#### GIVEN INSTRUCTION:
Skip every picture and transcribe the remaining material exactly.

#### STORED DATA:
· · · · · · ·

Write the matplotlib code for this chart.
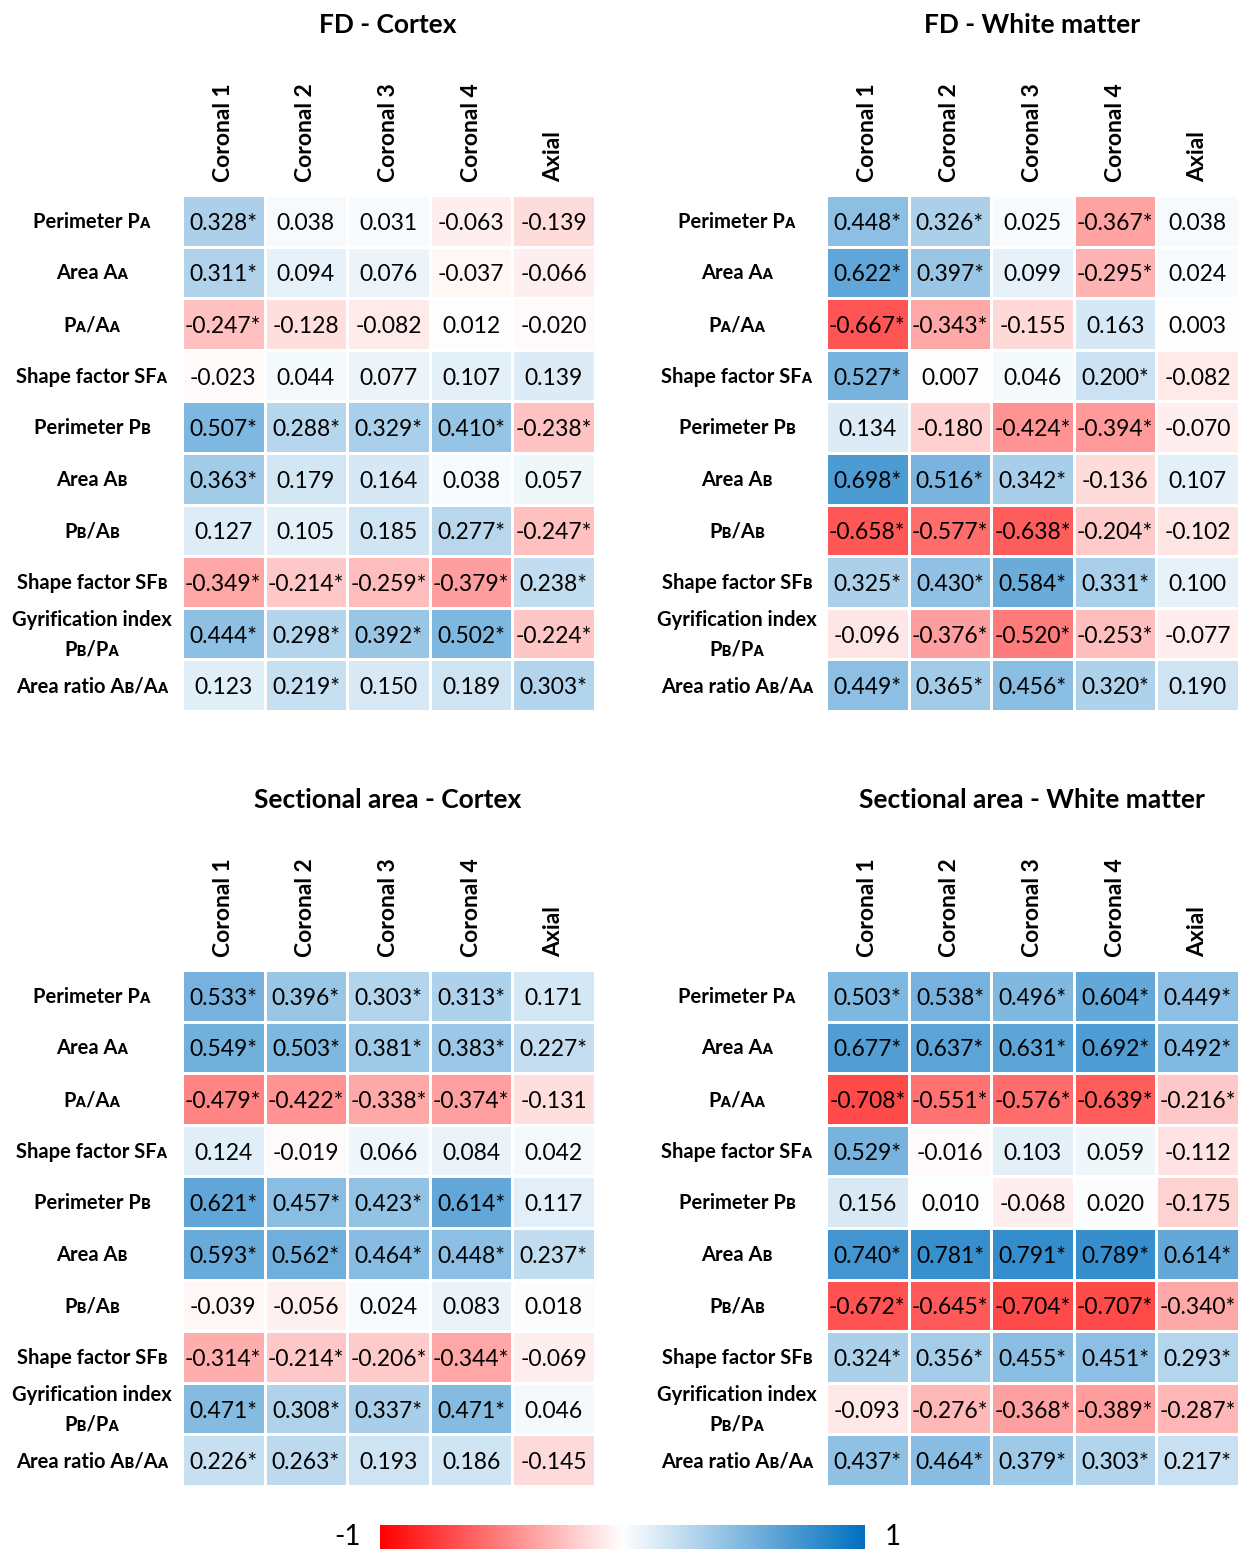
import matplotlib
matplotlib.use("Agg")
import matplotlib.pyplot as plt
import numpy as np
from matplotlib.colors import LinearSegmentedColormap
from matplotlib.transforms import blended_transform_factory

plt.rcParams['font.family'] = ['Lato', 'DejaVu Sans']

# small-capital A / B used as region markers in the row labels
A, B = "\u1d00", "\u0299"

columns = ["Coronal 1", "Coronal 2", "Coronal 3", "Coronal 4", "Axial"]
rows = [
    f"Perimeter P{A}",
    f"Area A{A}",
    f"P{A}/A{A}",
    f"Shape factor SF{A}",
    f"Perimeter P{B}",
    f"Area A{B}",
    f"P{B}/A{B}",
    f"Shape factor SF{B}",
    f"Gyrification index\nP{B}/P{A}",
    f"Area ratio A{B}/A{A}",
]

# correlation coefficients, "*" marks significance
fd_cortex = [
    ["0.328*", "0.038", "0.031", "-0.063", "-0.139"],
    ["0.311*", "0.094", "0.076", "-0.037", "-0.066"],
    ["-0.247*", "-0.128", "-0.082", "0.012", "-0.020"],
    ["-0.023", "0.044", "0.077", "0.107", "0.139"],
    ["0.507*", "0.288*", "0.329*", "0.410*", "-0.238*"],
    ["0.363*", "0.179", "0.164", "0.038", "0.057"],
    ["0.127", "0.105", "0.185", "0.277*", "-0.247*"],
    ["-0.349*", "-0.214*", "-0.259*", "-0.379*", "0.238*"],
    ["0.444*", "0.298*", "0.392*", "0.502*", "-0.224*"],
    ["0.123", "0.219*", "0.150", "0.189", "0.303*"],
]
fd_wm = [
    ["0.448*", "0.326*", "0.025", "-0.367*", "0.038"],
    ["0.622*", "0.397*", "0.099", "-0.295*", "0.024"],
    ["-0.667*", "-0.343*", "-0.155", "0.163", "0.003"],
    ["0.527*", "0.007", "0.046", "0.200*", "-0.082"],
    ["0.134", "-0.180", "-0.424*", "-0.394*", "-0.070"],
    ["0.698*", "0.516*", "0.342*", "-0.136", "0.107"],
    ["-0.658*", "-0.577*", "-0.638*", "-0.204*", "-0.102"],
    ["0.325*", "0.430*", "0.584*", "0.331*", "0.100"],
    ["-0.096", "-0.376*", "-0.520*", "-0.253*", "-0.077"],
    ["0.449*", "0.365*", "0.456*", "0.320*", "0.190"],
]
sa_cortex = [
    ["0.533*", "0.396*", "0.303*", "0.313*", "0.171"],
    ["0.549*", "0.503*", "0.381*", "0.383*", "0.227*"],
    ["-0.479*", "-0.422*", "-0.338*", "-0.374*", "-0.131"],
    ["0.124", "-0.019", "0.066", "0.084", "0.042"],
    ["0.621*", "0.457*", "0.423*", "0.614*", "0.117"],
    ["0.593*", "0.562*", "0.464*", "0.448*", "0.237*"],
    ["-0.039", "-0.056", "0.024", "0.083", "0.018"],
    ["-0.314*", "-0.214*", "-0.206*", "-0.344*", "-0.069"],
    ["0.471*", "0.308*", "0.337*", "0.471*", "0.046"],
    ["0.226*", "0.263*", "0.193", "0.186", "-0.145"],
]
sa_wm = [
    ["0.503*", "0.538*", "0.496*", "0.604*", "0.449*"],
    ["0.677*", "0.637*", "0.631*", "0.692*", "0.492*"],
    ["-0.708*", "-0.551*", "-0.576*", "-0.639*", "-0.216*"],
    ["0.529*", "-0.016", "0.103", "0.059", "-0.112"],
    ["0.156", "0.010", "-0.068", "0.020", "-0.175"],
    ["0.740*", "0.781*", "0.791*", "0.789*", "0.614*"],
    ["-0.672*", "-0.645*", "-0.704*", "-0.707*", "-0.340*"],
    ["0.324*", "0.356*", "0.455*", "0.451*", "0.293*"],
    ["-0.093", "-0.276*", "-0.368*", "-0.389*", "-0.287*"],
    ["0.437*", "0.464*", "0.379*", "0.303*", "0.217*"],
]

cmap = LinearSegmentedColormap.from_list("rwb", ["#ff0000", "#ffffff", "#0070c0"])

W, H = 1244, 1549
fig = plt.figure(figsize=(W / 100, H / 100), dpi=100)


def px_axes(x0, y0, x1, y1):
    return fig.add_axes([x0 / W, 1 - y1 / H, (x1 - x0) / W, (y1 - y0) / H])


def draw_panel(cells, title, x0, y0, label_x, title_y):
    vals = np.array([[float(c.rstrip("*")) for c in r] for r in cells])
    ax = px_axes(x0, y0, x0 + 413, y0 + 516)
    ax.pcolormesh(vals, cmap=cmap, vmin=-1, vmax=1, edgecolors="white", linewidth=2)
    ax.set_xlim(0, 5)
    ax.set_ylim(10, 0)
    for i, r in enumerate(cells):
        for j, c in enumerate(r):
            ax.text(j + 0.5, i + 0.55, c, ha="center", va="center", fontsize=16.5)
    ax.xaxis.tick_top()
    ax.set_xticks(np.arange(5) + 0.5)
    ax.set_xticklabels(columns, rotation=90, fontsize=16.5, fontweight="bold")
    ax.tick_params(length=0, pad=9)
    ax.set_yticks([])
    for s in ax.spines.values():
        s.set_visible(False)
    tr = blended_transform_factory(fig.transFigure, ax.transData)
    for i, lab in enumerate(rows):
        ax.text(label_x / W, i + 0.52, lab, transform=tr, ha="center", va="center",
                ma="center", fontsize=14.5, fontweight="bold", linespacing=1.6)
    fig.text((x0 + 206) / W, 1 - title_y / H, title, ha="center", va="center",
             fontsize=19, fontweight="bold")


draw_panel(fd_cortex, "FD - Cortex", 182, 195, 92, 25)
draw_panel(fd_wm, "FD - White matter", 826, 195, 737, 25)
draw_panel(sa_cortex, "Sectional area - Cortex", 182, 970, 92, 800)
draw_panel(sa_wm, "Sectional area - White matter", 826, 970, 737, 800)

# colour scale bar
cax = px_axes(380, 1525, 865, 1552)
grad = np.linspace(-1, 1, 512).reshape(1, -1)
cax.imshow(grad, cmap=cmap, vmin=-1, vmax=1, aspect="auto", extent=[-1, 1, 0, 1])
cax.set_xticks([])
cax.set_yticks([])
for s in cax.spines.values():
    s.set_visible(False)
fig.text(348 / W, 1 - 1537 / H, "-1", ha="center", va="center", fontsize=20)
fig.text(893 / W, 1 - 1537 / H, "1", ha="center", va="center", fontsize=20)

fig.savefig("out.png", dpi=100)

· · · · · · ·

#### EXERCISE ANSWER:
Write the matplotlib code for this chart.
import matplotlib
matplotlib.use("Agg")
import matplotlib.pyplot as plt
import numpy as np
from matplotlib.colors import LinearSegmentedColormap
from matplotlib.transforms import blended_transform_factory

plt.rcParams['font.family'] = ['Lato', 'DejaVu Sans']

# small-capital A / B used as region markers in the row labels
A, B = "\u1d00", "\u0299"

columns = ["Coronal 1", "Coronal 2", "Coronal 3", "Coronal 4", "Axial"]
rows = [
    f"Perimeter P{A}",
    f"Area A{A}",
    f"P{A}/A{A}",
    f"Shape factor SF{A}",
    f"Perimeter P{B}",
    f"Area A{B}",
    f"P{B}/A{B}",
    f"Shape factor SF{B}",
    f"Gyrification index\nP{B}/P{A}",
    f"Area ratio A{B}/A{A}",
]

# correlation coefficients, "*" marks significance
fd_cortex = [
    ["0.328*", "0.038", "0.031", "-0.063", "-0.139"],
    ["0.311*", "0.094", "0.076", "-0.037", "-0.066"],
    ["-0.247*", "-0.128", "-0.082", "0.012", "-0.020"],
    ["-0.023", "0.044", "0.077", "0.107", "0.139"],
    ["0.507*", "0.288*", "0.329*", "0.410*", "-0.238*"],
    ["0.363*", "0.179", "0.164", "0.038", "0.057"],
    ["0.127", "0.105", "0.185", "0.277*", "-0.247*"],
    ["-0.349*", "-0.214*", "-0.259*", "-0.379*", "0.238*"],
    ["0.444*", "0.298*", "0.392*", "0.502*", "-0.224*"],
    ["0.123", "0.219*", "0.150", "0.189", "0.303*"],
]
fd_wm = [
    ["0.448*", "0.326*", "0.025", "-0.367*", "0.038"],
    ["0.622*", "0.397*", "0.099", "-0.295*", "0.024"],
    ["-0.667*", "-0.343*", "-0.155", "0.163", "0.003"],
    ["0.527*", "0.007", "0.046", "0.200*", "-0.082"],
    ["0.134", "-0.180", "-0.424*", "-0.394*", "-0.070"],
    ["0.698*", "0.516*", "0.342*", "-0.136", "0.107"],
    ["-0.658*", "-0.577*", "-0.638*", "-0.204*", "-0.102"],
    ["0.325*", "0.430*", "0.584*", "0.331*", "0.100"],
    ["-0.096", "-0.376*", "-0.520*", "-0.253*", "-0.077"],
    ["0.449*", "0.365*", "0.456*", "0.320*", "0.190"],
]
sa_cortex = [
    ["0.533*", "0.396*", "0.303*", "0.313*", "0.171"],
    ["0.549*", "0.503*", "0.381*", "0.383*", "0.227*"],
    ["-0.479*", "-0.422*", "-0.338*", "-0.374*", "-0.131"],
    ["0.124", "-0.019", "0.066", "0.084", "0.042"],
    ["0.621*", "0.457*", "0.423*", "0.614*", "0.117"],
    ["0.593*", "0.562*", "0.464*", "0.448*", "0.237*"],
    ["-0.039", "-0.056", "0.024", "0.083", "0.018"],
    ["-0.314*", "-0.214*", "-0.206*", "-0.344*", "-0.069"],
    ["0.471*", "0.308*", "0.337*", "0.471*", "0.046"],
    ["0.226*", "0.263*", "0.193", "0.186", "-0.145"],
]
sa_wm = [
    ["0.503*", "0.538*", "0.496*", "0.604*", "0.449*"],
    ["0.677*", "0.637*", "0.631*", "0.692*", "0.492*"],
    ["-0.708*", "-0.551*", "-0.576*", "-0.639*", "-0.216*"],
    ["0.529*", "-0.016", "0.103", "0.059", "-0.112"],
    ["0.156", "0.010", "-0.068", "0.020", "-0.175"],
    ["0.740*", "0.781*", "0.791*", "0.789*", "0.614*"],
    ["-0.672*", "-0.645*", "-0.704*", "-0.707*", "-0.340*"],
    ["0.324*", "0.356*", "0.455*", "0.451*", "0.293*"],
    ["-0.093", "-0.276*", "-0.368*", "-0.389*", "-0.287*"],
    ["0.437*", "0.464*", "0.379*", "0.303*", "0.217*"],
]

cmap = LinearSegmentedColormap.from_list("rwb", ["#ff0000", "#ffffff", "#0070c0"])

W, H = 1244, 1549
fig = plt.figure(figsize=(W / 100, H / 100), dpi=100)


def px_axes(x0, y0, x1, y1):
    return fig.add_axes([x0 / W, 1 - y1 / H, (x1 - x0) / W, (y1 - y0) / H])


def draw_panel(cells, title, x0, y0, label_x, title_y):
    vals = np.array([[float(c.rstrip("*")) for c in r] for r in cells])
    ax = px_axes(x0, y0, x0 + 413, y0 + 516)
    ax.pcolormesh(vals, cmap=cmap, vmin=-1, vmax=1, edgecolors="white", linewidth=2)
    ax.set_xlim(0, 5)
    ax.set_ylim(10, 0)
    for i, r in enumerate(cells):
        for j, c in enumerate(r):
            ax.text(j + 0.5, i + 0.55, c, ha="center", va="center", fontsize=16.5)
    ax.xaxis.tick_top()
    ax.set_xticks(np.arange(5) + 0.5)
    ax.set_xticklabels(columns, rotation=90, fontsize=16.5, fontweight="bold")
    ax.tick_params(length=0, pad=9)
    ax.set_yticks([])
    for s in ax.spines.values():
        s.set_visible(False)
    tr = blended_transform_factory(fig.transFigure, ax.transData)
    for i, lab in enumerate(rows):
        ax.text(label_x / W, i + 0.52, lab, transform=tr, ha="center", va="center",
                ma="center", fontsize=14.5, fontweight="bold", linespacing=1.6)
    fig.text((x0 + 206) / W, 1 - title_y / H, title, ha="center", va="center",
             fontsize=19, fontweight="bold")


draw_panel(fd_cortex, "FD - Cortex", 182, 195, 92, 25)
draw_panel(fd_wm, "FD - White matter", 826, 195, 737, 25)
draw_panel(sa_cortex, "Sectional area - Cortex", 182, 970, 92, 800)
draw_panel(sa_wm, "Sectional area - White matter", 826, 970, 737, 800)

# colour scale bar
cax = px_axes(380, 1525, 865, 1552)
grad = np.linspace(-1, 1, 512).reshape(1, -1)
cax.imshow(grad, cmap=cmap, vmin=-1, vmax=1, aspect="auto", extent=[-1, 1, 0, 1])
cax.set_xticks([])
cax.set_yticks([])
for s in cax.spines.values():
    s.set_visible(False)
fig.text(348 / W, 1 - 1537 / H, "-1", ha="center", va="center", fontsize=20)
fig.text(893 / W, 1 - 1537 / H, "1", ha="center", va="center", fontsize=20)

fig.savefig("out.png", dpi=100)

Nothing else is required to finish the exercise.